Çoğumuz, ya özgürlüğü kuralsızlık olarak tanımlayıp, mutlak özgürlüğün hiçbir toplumda var olamayacağını düşünüyoruz, ya da özgürlüğü “özel alan” içindeki serbestliğe indirgeyip, kendimizi özgür hissetmenin özgür olmak için yeterli olduğuna inanıyoruz. Peki, ya Rousseau’nun iddia ettiği gibi ayağımızdaki zincirleri halhal zannedip çiçeklerle süslüyorsak? Özgürleşmenin ilk adımı, şu anda neden özgür olmadığımızı kavramaktan geçiyor.
Modern toplumda içine düştüğümüz “özgürlük yanılsaması”nı açıklayan Rousseau ve Marx, özgürlüğün ihtiyaçlarla ilişkisine dair iki farklı tez öne sürüyor. Rousseau’ya göre, uygarlık, arzuları ve bağımlılıkları artırdıkça toplumlar yozlaşır ve insanlar farkına varmadan özgürlüklerini kaybeder. Özgürlüğün koşulu “yapay arzular”dan kurtularak yetenekler ve ihtiyaçlar arasında denge kurulmasıdır. Oysa Marx’a göre özgürleşme ancak ihtiyaçların artması ve insancıllaşmasıyla mümkündür.
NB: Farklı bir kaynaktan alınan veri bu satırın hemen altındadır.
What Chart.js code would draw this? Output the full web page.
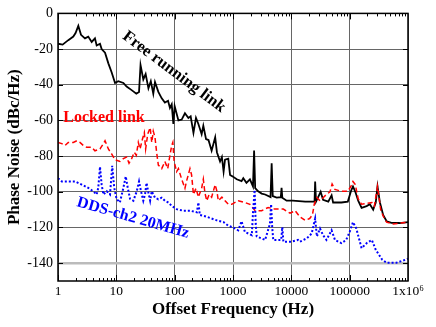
<!DOCTYPE html>
<html>
<head>
<meta charset="utf-8">
<script src="https://cdn.jsdelivr.net/npm/chart.js@4/dist/chart.umd.min.js"></script>
<style>
html,body{margin:0;padding:0;background:#fff;}
#wrap{width:436px;height:327px;}
</style>
</head>
<body>
<div id="wrap"><canvas id="c" width="436" height="327"></canvas></div>
<script>
// ---------- data ----------
const freeFreq = [1,1.2,1.5,1.83,2.0,2.23,2.48,2.9,3.3,3.78,4.3,4.6,5.25,5.6,6.4,7.3,8.3,9.5,10.8,13.2,15,18.3,22,24.5,26,29,31.8,35.5,39,43,46,52.5,60,68,77,83,89,95,100,116,132,150,172,188,210,232,255,290,310,345,380,430,495,530,600,645,690,730,830,890,1000,1160,1400,1500,1700,1950,2200,2300,2400,2700,3100,3550,4400,4600,4800,5600,6600,6800,7000,8300,10600,17300,25000,25600,26500,31800,35000,43000,49000,52000,72000,93000,106000,114000,125000,140000,160000,195000,222000,253000,280000,300000,330000,375000,430000,520000,720000,1000000];
const freeNoise = [-17,-17.5,-15,-13,-11,-7,-12,-14,-13,-16,-14,-18,-17,-20,-22,-28,-33,-39,-38,-39,-41,-43,-45,-44,-29,-37,-34,-42,-38,-45,-38.5,-44,-47.6,-50,-49,-53,-51,-62,-52,-60,-59.5,-56,-58.6,-57.7,-67,-58.6,-62,-67.7,-63,-70.5,-71,-77,-69.5,-77.8,-83,-80.5,-88.7,-82,-81.4,-90.5,-91.5,-93,-94,-92.4,-95,-93,-97,-76.8,-98,-99.7,-101,-101.5,-103,-84,-102.4,-103.3,-103,-97.8,-103.3,-105,-105,-105.5,-105.5,-94.2,-105.5,-100,-104.5,-105.5,-102,-106,-106,-105.5,-99.3,-97,-100,-105,-109,-108,-107,-110,-106,-97,-106,-113,-116.5,-117.4,-117.5,-117];

const lockFreq = [1,1.16,1.32,1.5,1.83,2.1,2.38,2.7,3.1,3.78,4.3,5.25,6,6.4,7.3,8.3,9.5,11.5,13.2,15,16.5,18.3,20.3,22,23.8,25.5,28,30.2,31.8,34.5,38,40.5,43,46,49,52.5,60,68,76,83,89,93,98,108,116,132,150,160,183,195,210,232,255,290,310,330,355,390,430,495,530,560,645,730,830,950,1230,1600,1950,2400,3100,4000,5200,7300,9500,11600,14000,17300,20600,23000,24700,27400,31000,35000,40000,46000,50000,56000,72000,93000,105000,114000,125000,140000,160000,195000,240000,265000,300000,340000,380000,430000,560000,1000000];
const lockNoise = [-72.3,-73,-74,-72.3,-72.3,-71.4,-72.3,-74,-75,-75,-77,-76,-73,-71.4,-76,-78.7,-82,-83,-81.4,-80.5,-84,-81.4,-77.8,-79.6,-72.3,-76,-70.5,-66.8,-76,-67.7,-64,-72.3,-66,-69.5,-77.8,-85,-87,-83,-87,-79.6,-74,-72.3,-83,-88.7,-87,-93,-98,-94,-87,-90.5,-101.5,-98,-103,-98,-93,-100.6,-105,-101.5,-103,-96,-99.7,-105,-103,-105,-107,-107,-105,-106,-107,-110.6,-110.6,-108.8,-109.7,-109.7,-112,-110.6,-114,-116,-115,-113,-107,-103.3,-105,-103.3,-101.5,-100,-95.6,-98.7,-99.7,-99.7,-97,-94.2,-96,-104,-107,-106.5,-106,-108,-97,-110,-114,-117,-118,-117];

const ddsFreq = [1,1.16,1.5,1.96,2.55,3.3,4,4.6,4.9,5.25,5.6,6,6.85,7.8,8.5,9.2,10.1,11.5,13.2,14.5,15.7,17.2,19.6,22.4,24.5,26.5,29,31,33,35.5,38,40.5,46,52.5,60,68,78,89,108,140,183,240,255,270,355,430,530,690,830,1000,1230,1400,1600,2100,2200,2350,2450,2550,3550,4300,4500,4700,4900,6700,7000,7300,10000,13000,14000,18600,22300,25600,27400,31000,35000,40000,49000,56000,72000,87000,100000,114000,130000,160000,195000,240000,280000,360000,430000,630000,920000,1000000];
const ddsNoise = [-92.4,-94.2,-94.2,-94.2,-96,-97.8,-99.7,-101.5,-97.8,-86,-96,-101.5,-99.7,-101.5,-85.4,-97.8,-104,-106,-97.8,-91.4,-97.8,-104,-105,-99.7,-94.2,-99.7,-105,-101.5,-95,-100.6,-105,-99.7,-103.3,-104.2,-103.3,-105,-106,-107.9,-109.7,-110.6,-110.6,-111.5,-106,-113,-114,-115,-116,-117,-119,-120,-121.6,-116.5,-122.5,-124.3,-112,-99,-118,-125,-127,-118,-107,-120,-127,-127,-119.8,-128,-128,-127,-128,-126,-123.4,-115,-125,-120.6,-124.3,-127,-121.6,-127,-128.8,-127,-122.5,-117,-120.6,-131.6,-128.8,-127,-132.5,-138,-139.8,-139.8,-138,-137.5];

const xTickValues = [1,10,100,1000,10000,100000,1000000];
const xTickLabels = ['1','10','100','1000','10000','100000','1x10\u2076'];
const yTickValues = [-140,-120,-100,-80,-60,-40,-20,0];

const seriesNames = ['Free running link','Locked link','DDS-ch2 20MHz'];
const seriesColors = ['#000000','#ff0000','#0000ff'];

// ---------- helpers ----------
const toXY = (xs, ys) => xs.map((x, i) => ({x: x, y: ys[i]}));
const SERIF = "'Liberation Serif','DejaVu Serif',serif";

// annotation labels placed next to curves
const annotations = [
  {text: seriesNames[0], color: seriesColors[0], x: 174, y: 72, rot: 37, size: 16.5},
  {text: seriesNames[1], color: seriesColors[1], x: 104, y: 118, rot: 0, size: 16},
  {text: seriesNames[2], color: seriesColors[2], x: 133, y: 218, rot: 16, size: 16}
];

const framePlugin = {
  id: 'frame',
  afterDraw(chart) {
    const {ctx, chartArea: a, scales} = chart;
    const xs = scales.x;
    ctx.save();
    ctx.strokeStyle = '#000';
    ctx.lineWidth = 1;
    ctx.beginPath();
    for (let d = 1; d < 1e6; d *= 10) {
      for (let k = 1; k <= 9; k++) {
        const px = Math.round(xs.getPixelForValue(k * d)) + 0.5;
        const len = k === 1 ? 6 : 3;
        ctx.moveTo(px, a.bottom); ctx.lineTo(px, a.bottom - len);
        ctx.moveTo(px, a.top); ctx.lineTo(px, a.top + len);
      }
    }
    const ys = scales.y;
    yTickValues.forEach(v => {
      const py = Math.round(ys.getPixelForValue(v)) + 0.5;
      ctx.moveTo(a.left, py); ctx.lineTo(a.left + 5, py);
      ctx.moveTo(a.right, py); ctx.lineTo(a.right - 5, py);
    });
    ctx.stroke();
    ctx.lineWidth = 1.5;
    ctx.strokeRect(a.left, a.top, a.right - a.left, a.bottom - a.top);
    annotations.forEach(an => {
      ctx.save();
      ctx.translate(an.x, an.y);
      ctx.rotate(an.rot * Math.PI / 180);
      ctx.font = 'bold ' + an.size + 'px ' + SERIF;
      ctx.fillStyle = an.color;
      ctx.textAlign = 'center';
      ctx.textBaseline = 'middle';
      ctx.fillText(an.text, 0, 0);
      ctx.restore();
    });
    ctx.restore();
  }
};

new Chart(document.getElementById('c'), {
  type: 'scatter',
  data: {
    datasets: [
      {label: seriesNames[2], data: toXY(ddsFreq, ddsNoise), showLine: true, borderColor: seriesColors[2], borderWidth: 2, borderDash: [2, 2], pointRadius: 0, tension: 0},
      {label: seriesNames[1], data: toXY(lockFreq, lockNoise), showLine: true, borderColor: seriesColors[1], borderWidth: 1.5, borderDash: [5, 3], pointRadius: 0, tension: 0},
      {label: seriesNames[0], data: toXY(freeFreq, freeNoise), showLine: true, borderColor: seriesColors[0], borderWidth: 1.8, pointRadius: 0, tension: 0}
    ]
  },
  options: {
    responsive: false,
    animation: false,
    layout: {padding: {top: 8, right: 28, left: 0, bottom: 0}},
    plugins: {legend: {display: false}, tooltip: {enabled: false}},
    scales: {
      x: {
        type: 'logarithmic',
        min: 1, max: 1000000,
        afterBuildTicks: s => { s.ticks = xTickValues.map(v => ({value: v})); },
        afterFit: s => { s.height = 46; },
        ticks: {
          autoSkip: false, maxRotation: 0, padding: 2,
          color: '#000', font: {family: SERIF, size: 13.5},
          callback: (v) => { const i = xTickValues.indexOf(v); return i >= 0 ? xTickLabels[i] : ''; }
        },
        grid: {color: '#666', lineWidth: 1, drawTicks: false},
        border: {display: false},
        title: {display: true, text: 'Offset Frequency (Hz)', color: '#000', font: {family: SERIF, size: 17, weight: 'bold'}, padding: {top: 0, bottom: 7}}
      },
      y: {
        type: 'linear',
        min: -150, max: 0,
        afterBuildTicks: s => { s.ticks = yTickValues.map(v => ({value: v})); },
        afterFit: s => { s.width = 58; },
        ticks: {padding: 5, color: '#000', font: {family: SERIF, size: 14}},
        grid: {
          color: c => (c.tick && c.tick.value === -140) ? '#bbbbbb' : '#666',
          lineWidth: c => (c.tick && c.tick.value === -140) ? 2.5 : 1,
          drawTicks: false
        },
        border: {display: false},
        title: {display: true, text: 'Phase Noise (dBc/Hz)', color: '#000', font: {family: SERIF, size: 17, weight: 'bold'}, padding: {top: 4, bottom: 0}}
      }
    }
  },
  plugins: [framePlugin]
});
</script>
</body>
</html>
Bütün ihtiyaçlarımızı para ihtiyacına indirgeyen “meta fetişizmi”nden kurtulma mücadelesi, yabancılaşmanın aşılmasının da önünü açar. Bu kitap, “Biz kimiz? Nereden geldik? Nereye gidiyoruz? Nasıl özgürleşebiliriz?” sorularının peşine düşen herkesi düşünsel bir yolculuğa davet ediyor.